Omelia (13-06-2003)
padre Lino Pedron
Commento su Matteo 5, 27-32

Il brano di Matteo 5,21-48 è strutturato su sei antitesi: "fu detto/ io però vi dico". In realtà non sono antitesi. Gesù non propone una legge diversa, come appare chiaro dal v.17: "Non sono venuto ad abolire, ma a compiere la legge e i profeti". La legge non è nuova, ma antica. Il compimento però è nuovo: nessuno l'ha mai proposta e osservata in questo modo, che è quello del Figlio di Dio.

Gesù non contraddice quanto è stato detto, ma lo chiarisce e passa dalle semplici azioni ai desideri del cuore, da cui tutto promana. Ma ciò che dice non è un'imposizione legalistica, ancora più severa della precedente. E' invece la "buona notizia" di ciò che Dio opera in noi mediante queste stesse parole che hanno il potere di compiere ciò per cui sono state mandate. Vanno intese quindi non come un "codice" di leggi bellissime ma disumane, bensì come rivelazione e dono della vita stessa del Padre per noi.

I vv.27-32 di questo brano trattano il tema del rapporto tra uomo e donna nel matrimonio. Gesù insegna che non basta evitare ogni attentato esterno al matrimonio (l'adulterio consumato), ma che bisogna precludere la via agli appetiti sessuali evitando le occasioni che possono svegliarli (lo sguardo) e i contatti pericolosi (la mano).

Il verbo desiderare (in ebraico hamad) esprime un reale compiacimento e una vera decisione peccaminosa e non un semplice sentimento o pensiero; vuol dire impadronirsi e prendere con prepotenza e quindi comporta atteggiamenti esterni. Ma Gesù va oltre. A Dio interessano i sentimenti, la purezza dei pensieri, la rettitudine della volontà. Perché può accadere che un contegno esteriore irreprensibile nasconda una profonda corruzione nel cuore. Esterno e interno devono corrispondersi, pena la doppiezza di vita e la falsità.
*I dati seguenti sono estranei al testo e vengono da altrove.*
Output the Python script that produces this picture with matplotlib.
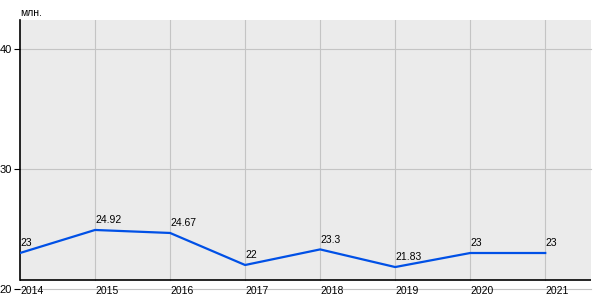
import matplotlib.pyplot as plt
from matplotlib.patches import Rectangle

plt.rcParams['font.family'] = ['Liberation Sans', 'DejaVu Sans']

years = [2014, 2015, 2016, 2017, 2018, 2019, 2020, 2021]
values = [23, 24.92, 24.67, 22, 23.3, 21.83, 23, 23]
labels = ['23', '24.92', '24.67', '22', '23.3', '21.83', '23', '23']
y_ticks = [20, 30, 40]

fig = plt.figure(figsize=(6, 3), dpi=100)
ax = fig.add_axes([20 / 600, 11 / 300, 571 / 600, 269 / 300])

ymin, ymax = 20, 42.42
base = 20.75  # where the black x axis line sits
ax.set_xlim(2014, 2021.61)
ax.set_ylim(ymin, ymax)

ax.add_patch(Rectangle((2014, base), 7.61, ymax - base, facecolor='#ebebeb',
                       edgecolor='none', zorder=0))

# grid
for y in y_ticks:
    ax.axhline(y, color='#c4c4c4', lw=0.8, zorder=1, clip_on=False)
for x in years[1:]:
    ax.plot([x, x], [base, ymax], color='#c4c4c4', lw=0.8, zorder=1)

ax.axhline(base, color='black', lw=1.2, zorder=3)

for s in ['top', 'right', 'bottom']:
    ax.spines[s].set_visible(False)
ax.spines['left'].set_bounds(base, ymax)
ax.spines['left'].set_linewidth(1.2)

ax.plot(years, values, color='#0050e6', lw=1.6, zorder=4)
for x, v, t in zip(years, values, labels):
    ax.annotate(t, (x, v), xytext=(0, 3.5), textcoords='offset points',
                fontsize=7.5, ha='left', va='bottom', zorder=5)

ax.set_yticks(y_ticks)
ax.set_yticklabels([str(y) for y in y_ticks], fontsize=8)
ax.set_xticks(years)
ax.set_xticklabels([str(y) for y in years], fontsize=7.5, ha='left')
ax.tick_params(axis='y', length=4, width=0.8, pad=2)
ax.tick_params(axis='x', length=0, pad=-2.5)
ax.set_facecolor('white')

fig.text(20 / 600, 1 - 13 / 300, 'млн.', fontsize=7.5, ha='left', va='center')

fig.savefig('out.png', dpi=100)
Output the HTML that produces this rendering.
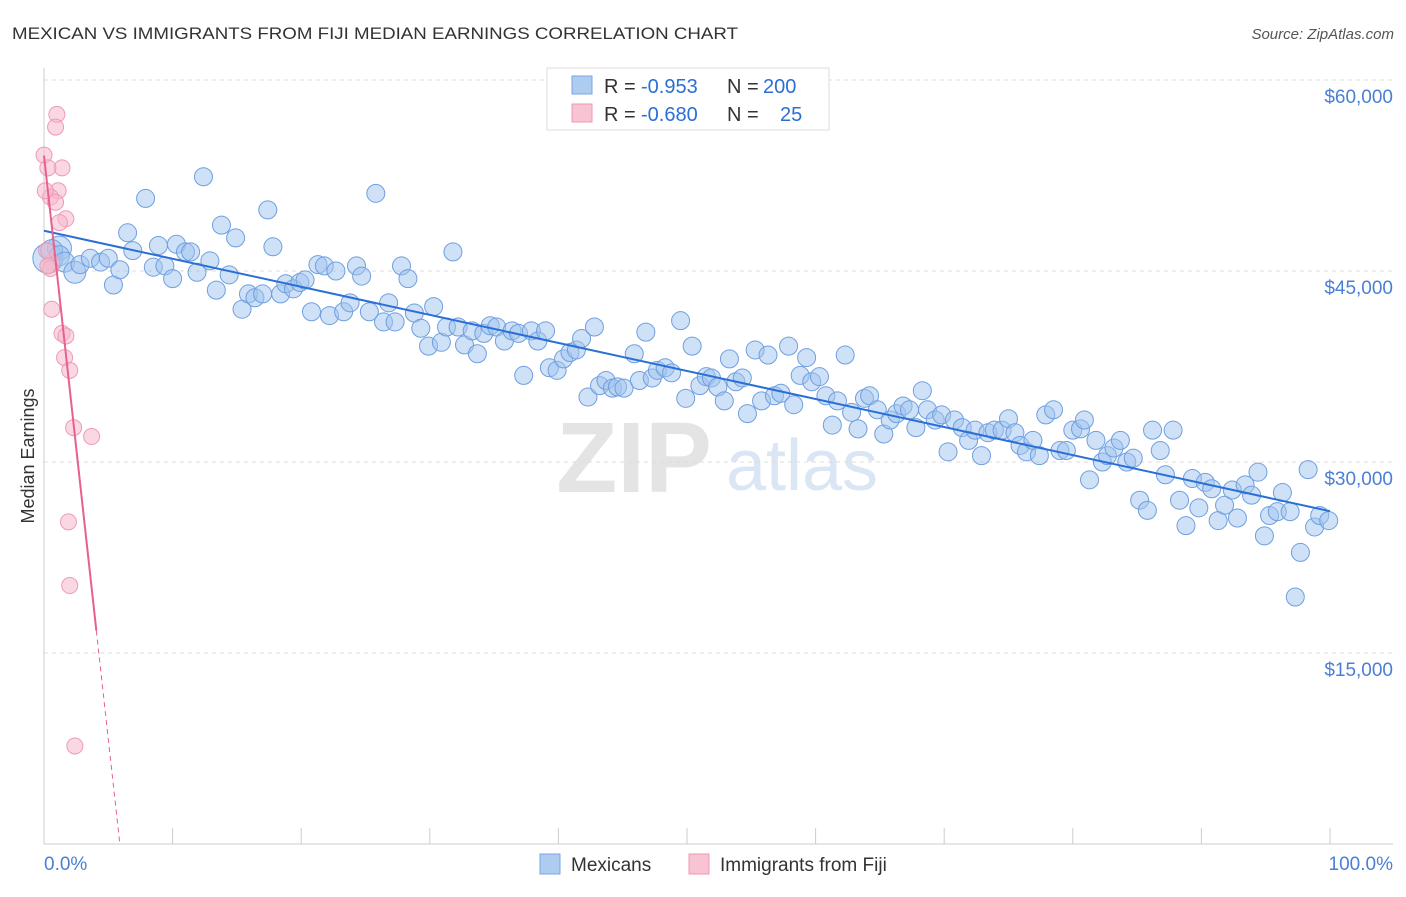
<!DOCTYPE html>
<html><head><meta charset="utf-8">
<style>
body{margin:0;background:#fff;font-family:"Liberation Sans",sans-serif;}
svg text{font-family:"Liberation Sans",sans-serif;}
</style></head>
<body>
<svg id="chart" width="1406" height="892" xmlns="http://www.w3.org/2000/svg">
<text x="12" y="39" font-size="17" fill="#333" textLength="726" lengthAdjust="spacingAndGlyphs">MEXICAN VS IMMIGRANTS FROM FIJI MEDIAN EARNINGS CORRELATION CHART</text>
<text x="1394" y="39" font-size="15" fill="#555" text-anchor="end" font-style="italic">Source: ZipAtlas.com</text>
<text transform="translate(34,456) rotate(-90)" font-size="18" fill="#333" text-anchor="middle">Median Earnings</text>
<g>
<text x="634" y="492" font-size="100" fill="#e4e4e4" text-anchor="middle" font-family="Liberation Serif" font-weight="bold">ZIP</text>
<text x="802" y="490" font-size="72" fill="#dbe6f4" text-anchor="middle">atlas</text>
</g>
<g id="grid"></g>
<g id="axes"></g>
<g id="marks"></g>
<g>
<rect x="547" y="68" width="282" height="62" fill="#fff" stroke="#ddd"/>
<rect x="572" y="76" width="20" height="18" fill="#aecbf0" stroke="#7aa6e3"/>
<rect x="572" y="104" width="20" height="18" fill="#f8c3d2" stroke="#ee9ab3"/>
<text x="604" y="93" font-size="20" fill="#333">R =</text>
<text x="641" y="93" font-size="20" fill="#2a6fd6">-0.953</text>
<text x="727" y="93" font-size="20" fill="#333">N =</text>
<text x="763" y="93" font-size="20" fill="#2a6fd6">200</text>
<text x="604" y="121" font-size="20" fill="#333">R =</text>
<text x="641" y="121" font-size="20" fill="#2a6fd6">-0.680</text>
<text x="727" y="121" font-size="20" fill="#333">N =</text>
<text x="780" y="121" font-size="20" fill="#2a6fd6">25</text>
</g>
<g>
<rect x="540" y="854" width="20" height="20" fill="#aecbf0" stroke="#7aa6e3"/>
<text x="571" y="871" font-size="19" fill="#333">Mexicans</text>
<rect x="689" y="854" width="20" height="20" fill="#f8c3d2" stroke="#ee9ab3"/>
<text x="720" y="871" font-size="19" fill="#333">Immigrants from Fiji</text>
</g>
</svg>
<script>
const yTicks=[15000,30000,45000,60000];
const yTickLabels=["$15,000","$30,000","$45,000","$60,000"];
const xTickLabels=["0.0%","100.0%"];
const mexX=[0.3,1.2,0.6,1.2,1.6,2.4,2.8,3.6,4.4,5.0,5.4,5.9,6.5,6.9,7.9,8.5,8.9,9.4,10.0,10.3,11.0,11.4,11.9,12.4,12.9,13.4,13.8,14.4,14.9,15.4,15.9,16.4,17.0,17.4,17.8,18.4,18.8,19.4,19.9,20.3,20.8,21.3,21.8,22.2,22.7,23.3,23.8,24.3,24.7,25.3,25.8,26.4,26.8,27.3,27.8,28.3,28.8,29.3,29.9,30.3,30.9,31.3,31.8,32.2,32.7,33.3,33.7,34.2,34.7,35.2,35.8,36.4,36.9,37.3,37.9,38.4,39.0,39.3,39.9,40.4,40.9,41.4,41.8,42.3,42.8,43.2,43.7,44.2,44.6,45.1,45.9,46.3,46.8,47.3,47.7,48.3,48.8,49.5,49.9,50.4,51.0,51.5,51.9,52.4,52.9,53.3,53.8,54.3,54.7,55.3,55.8,56.3,56.8,57.3,57.9,58.3,58.8,59.3,59.7,60.3,60.8,61.3,61.7,62.3,62.8,63.3,63.8,64.2,64.8,65.3,65.8,66.3,66.8,67.3,67.8,68.3,68.7,69.3,69.8,70.3,70.8,71.4,71.9,72.4,72.9,73.4,73.9,74.5,75.0,75.5,75.9,76.4,76.9,77.4,77.9,78.5,79.0,79.5,80.0,80.6,80.9,81.3,81.8,82.3,82.7,83.2,83.7,84.2,84.7,85.2,85.8,86.2,86.8,87.2,87.8,88.3,88.8,89.3,89.8,90.3,90.8,91.3,91.8,92.4,92.8,93.4,93.9,94.4,94.9,95.3,95.9,96.3,96.9,97.3,97.7,98.3,98.8,99.2,99.9];
const mexY=[46000,46800,46600,46200,45700,44900,45500,46000,45700,46000,43900,45100,48000,46600,50700,45300,47000,45400,44400,47100,46500,46500,44900,52400,45800,43500,48600,44700,47600,42000,43200,42900,43200,49800,46900,43200,44000,43600,44100,44300,41800,45500,45400,41500,45000,41800,42500,45400,44600,41800,51100,41000,42500,41000,45400,44400,41700,40500,39100,42200,39400,40600,46500,40600,39200,40300,38500,40100,40700,40600,39500,40300,40100,36800,40300,39500,40300,37400,37200,38100,38600,38800,39700,35100,40600,36000,36400,35800,35900,35800,38500,36400,40200,36600,37200,37400,37000,41100,35000,39100,36000,36700,36600,35900,34800,38100,36300,36600,33800,38800,34800,38400,35200,35400,39100,34500,36800,38200,36300,36700,35200,32900,34800,38400,33900,32600,35000,35200,34100,32200,33300,33800,34400,34100,32700,35600,34100,33300,33700,30800,33300,32700,31700,32500,30500,32300,32500,32500,33400,32300,31300,30800,31700,30500,33700,34100,30900,30900,32500,32600,33300,28600,31700,30000,30500,31100,31700,30000,30300,27000,26200,32500,30900,29000,32500,27000,25000,28700,26400,28400,27900,25400,26600,27800,25600,28200,27400,29200,24200,25800,26100,27600,26100,19400,22900,29400,24900,25800,25400];
const mexSize=[15,12,11,10,10,11];
const fijiX=[1.0,0.9,0.0,1.4,0.3,1.1,0.5,0.9,1.7,1.2,0.6,0.5,0.6,1.4,1.7,1.6,2.0,2.3,3.7,1.9,2.0,2.4,0.1,0.2,0.3];
const fijiY=[57300,56300,54100,53100,53100,51300,50800,50400,49100,48800,45700,45200,42000,40100,39900,38200,37200,32700,32000,25300,20300,7700,51300,46600,45400];

const X0=44,X1=1330,YB=844,YPER=191/15000;
const sx=p=>X0+(X1-X0)*p/100;
const sy=v=>YB-v*YPER;
const NS="http://www.w3.org/2000/svg";
function mk(tag,attrs,parent){const e=document.createElementNS(NS,tag);for(const k in attrs)e.setAttribute(k,attrs[k]);parent.appendChild(e);return e;}
const grid=document.getElementById('grid'),axes=document.getElementById('axes'),marks=document.getElementById('marks');
yTicks.forEach((t,i)=>{
  const l=mk('line',{x1:X0,x2:1393,y1:sy(t),y2:sy(t),stroke:'#dcdcdc','stroke-dasharray':'4,4'},grid);
  
  
  const tx=mk('text',{x:1393,y:sy(t)+23,'font-size':19,fill:'#4a7fd4','text-anchor':'end'},axes);
  tx.textContent=yTickLabels[i];
  
  
});
let l=mk('line',{x1:X0,x2:X0,y1:68,y2:YB,stroke:'#ccc'},axes);


l=mk('line',{x1:X0,x2:1393,y1:YB,y2:YB,stroke:'#ccc'},axes);


for(let i=0;i<=10;i++){const t=mk('line',{x1:sx(i*10),x2:sx(i*10),y1:828,y2:YB,stroke:'#ccc'},axes);
  
  }
let t0=mk('text',{x:44,y:870,'font-size':19,fill:'#4a7fd4'},axes);t0.textContent=xTickLabels[0];


let t1=mk('text',{x:1393,y:870,'font-size':19,fill:'#4a7fd4','text-anchor':'end'},axes);t1.textContent=xTickLabels[1];



function reg(xs,ys){const n=xs.length;let mx=0,my=0;for(let i=0;i<n;i++){mx+=xs[i];my+=ys[i];}mx/=n;my/=n;let sxy=0,sxx=0;for(let i=0;i<n;i++){sxy+=(xs[i]-mx)*(ys[i]-my);sxx+=(xs[i]-mx)**2;}const b=sxy/sxx;return[my-b*mx,b];}
mexX.forEach((x,i)=>{const c=mk('circle',{cx:sx(x),cy:sy(mexY[i]),r:mexSize[i]||9,fill:'rgba(160,195,238,0.5)',stroke:'#6f9fe0','stroke-width':1},marks);
  
  });
fijiX.forEach((x,i)=>{const c=mk('circle',{cx:sx(x),cy:sy(fijiY[i]),r:8,fill:'rgba(246,184,204,0.55)',stroke:'#ee9ab3','stroke-width':1},marks);
  
  });
const [ma,mb]=reg(mexX,mexY);
l=mk('line',{x1:sx(0),y1:sy(ma),x2:sx(100),y2:sy(ma+mb*100),stroke:'#2a6fd6','stroke-width':2},marks);


const [fa,fb]=reg(fijiX,fijiY);
const xe=Math.max(...fijiX)*1.1;
l=mk('line',{x1:sx(0),y1:sy(fa),x2:sx(xe),y2:sy(fa+fb*xe),stroke:'#e8608c','stroke-width':2},marks);


const xz=-fa/fb;
l=mk('line',{x1:sx(xe),y1:sy(fa+fb*xe),x2:sx(xz),y2:sy(0),stroke:'#e8608c','stroke-width':1,'stroke-dasharray':'5,4'},marks);


</script>
</body></html>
L'adulterio non avviene per caso, ma viene preparato nel cuore. Un detto rabbinico dice: "L'occhio vede, il cuore desidera, il corpo commette il peccato". Rabbì Laqish asseriva: "Tu non devi dire che solo colui che viola il matrimonio con il corpo è adultero, lo è anche chi lo viola con gli occhi".

Il comando di Gesù di cavarsi l'occhio destro (quello preferito) e di tagliarsi la mano destra (la migliore) vuol dire che può essere necessario sacrificare una parte preziosa di sé per evitare la perdita totale e definitiva di tutto se stesso.

Il comando di rilasciare alla donna ripudiata un atto di ripudio è enunciato nel Libro del Deuteronomio 24,1-3. L'atto di ripudio doveva garantire alla donna la certezza giuridica e tutelarla dall'accusa di adulterio nel caso si fosse risposata. Il ripudio della moglie viene respinto da Gesù e condannato come adulterio, e la responsabilità ricade sul marito che ripudia la moglie e sull'uomo che sposa la donna ripudiata.

L'espressione "eccetto il caso di concubinato" ha avuto numerose proposte di soluzione. Quella accolta dalla tradizione della Chiesa cattolica intende il termine greco pornéia, qui tradotto con il termine concubinato, nel senso di matrimoni tra consanguinei.

In concreto: nel caso risulti che la moglie è congiunta al marito con vincoli di parentela entro i gradi proibiti dal Libro del Levitico 18, 6-18, il marito avrebbe non solo la possibilità, ma il dovere di ripudiarla. Anche nel decreto apostolico degli Atti 15,28-29, pornéia sembra avere questo significato: matrimonio tra consanguinei.

Il matrimonio tra consanguinei era abbastanza frequente presso i pagani. L'eccezione di Matteo forse riflette una situazione presente nella comunità cristiana primitiva dove si ricorreva con troppa disinvoltura al privilegio paolino (1Cor 7,12-16; cfr Lv 18,6-18) e quindi si abbandonava con facilità la moglie con cui si viveva prima della conversione al cristianesimo.

Matteo ribadisce che un cristiano può e deve abbandonare la propria moglie solo nel caso in cui egli provenga da un matrimonio con una consanguinea o da uno stato di poligamia, che la legge cristiana riteneva illegittimo e illecito, e per questo da sciogliere.